Alors, les services secrets européens savent-ils quelque chose ayant motivé le contenu déconcertant de cette nouvelle liste de sanctions ? Ou bien cette dernière n'est-elle que le résultat d'une incompréhension des mécanismes réels du pouvoir à Moscou ? Ou encore, au contraire, s'agit-il d'un message magistralement dosé, appuyé sur un entendement particulièrement fin des équilibres et enjeux du pouvoir à Moscou, pour pousser les «libéraux» des cercles du pouvoir à agir plus ouvertement sur les actions du Kremlin ? Cela relève de l'interprétation.
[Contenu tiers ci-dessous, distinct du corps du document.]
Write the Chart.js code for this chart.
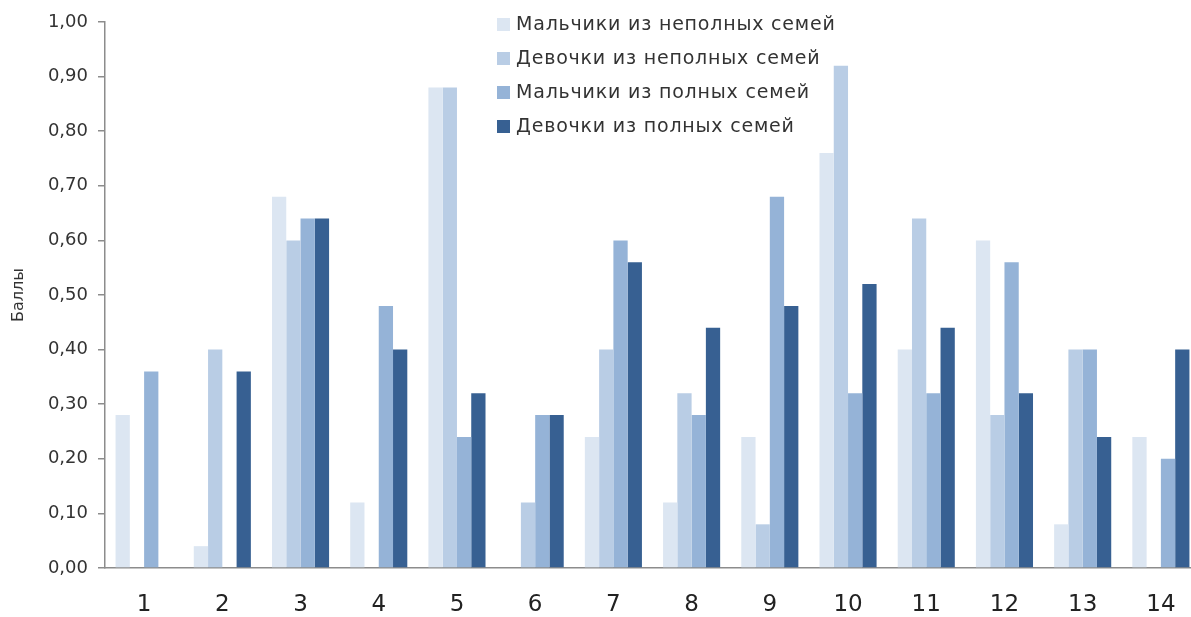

Ce qui est certain, en revanche, c’est que le retour au pays d’Alexeï Navalny, qui s’annonçait déjà comme très tendu, vient d’être rendu encore plus compliqué. La tolérance du Kremlin pour les opposants jugés responsables de sanctions visant la Russie est notoirement faible : Vladimir Kara-Murza, en exil aux Etats-Unis et qui collaborait avec le Congrès pour l’aider à cibler les proches de Vladimir Poutine, a été empoisonné à deux reprises. Boris Nemtsov, qui travaillait sur un rapport dénonçant l’implication de Poutine et de ses proches dans l’éclatement de la guerre en Ukraine, a été assassiné. En rentrant en Russie, Navalny prendrait un risque physique considérable.